A common way of deploying a web application database at scale is to setup a MySQL or Postgres server, create one table for all customers, and have an account_id or owner_if field and let the application code handle security. This makes it easier to run database migrations and upgrade code per customer all at once.
I’m curious if anybody has taken the approach of provisioning one database per account? This means you’d have to run migrations per account and keep track of all the migration versions and statuses somewhere. Additionally, if an application has custom fields or columns, the differences would have to be tracked somehow and name space collisions managed.
Has anybody done this? Particularly with Rails? What kinda of tools or processes did you learn when you did it? Would you do it again? What are some interesting trade offs between the two approaches?

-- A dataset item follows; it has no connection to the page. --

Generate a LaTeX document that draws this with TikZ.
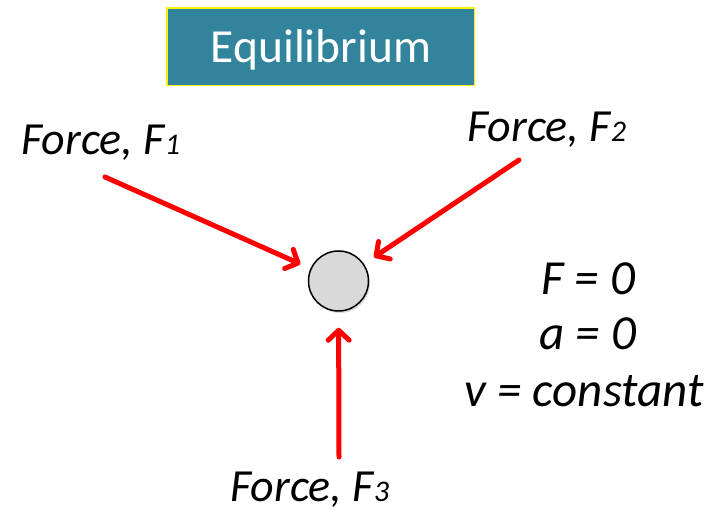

This architecture decisions is one of my biggest regrets, and we are currently in the process of rebuilding into a single database model.
FWIW, this process has worked well for what it was originally intended to do. Data-security has a nice db level stopgap and we can keep customer data nicely isolated. It's nice for extracting all data from a single customer if we have extended debugging work or unique data modeling work. It saves a lot of application layer logic and code. I'm sure for the most part it makes the system slightly faster.
However as we have grown this has become a huge headache. It is blocking major feature refactors and improvements. It restricts our data flexibility a lot. Operationally there are some killers. Data migrations take a long time, and if they fail you are left with multiple databases in different states and no clear sense of where the break occurred.
Lastly, if you use the Apartment gem, you are at the mercy of a poorly supported library that has deep ties into ActiveRecord. The company behind it abandoned this approach as described here: https://influitive.io/our-multi-tenancy-journey-with-postgre...
Happy to expand on this if anybody is interested. It's currently a cause of major frustration in my life.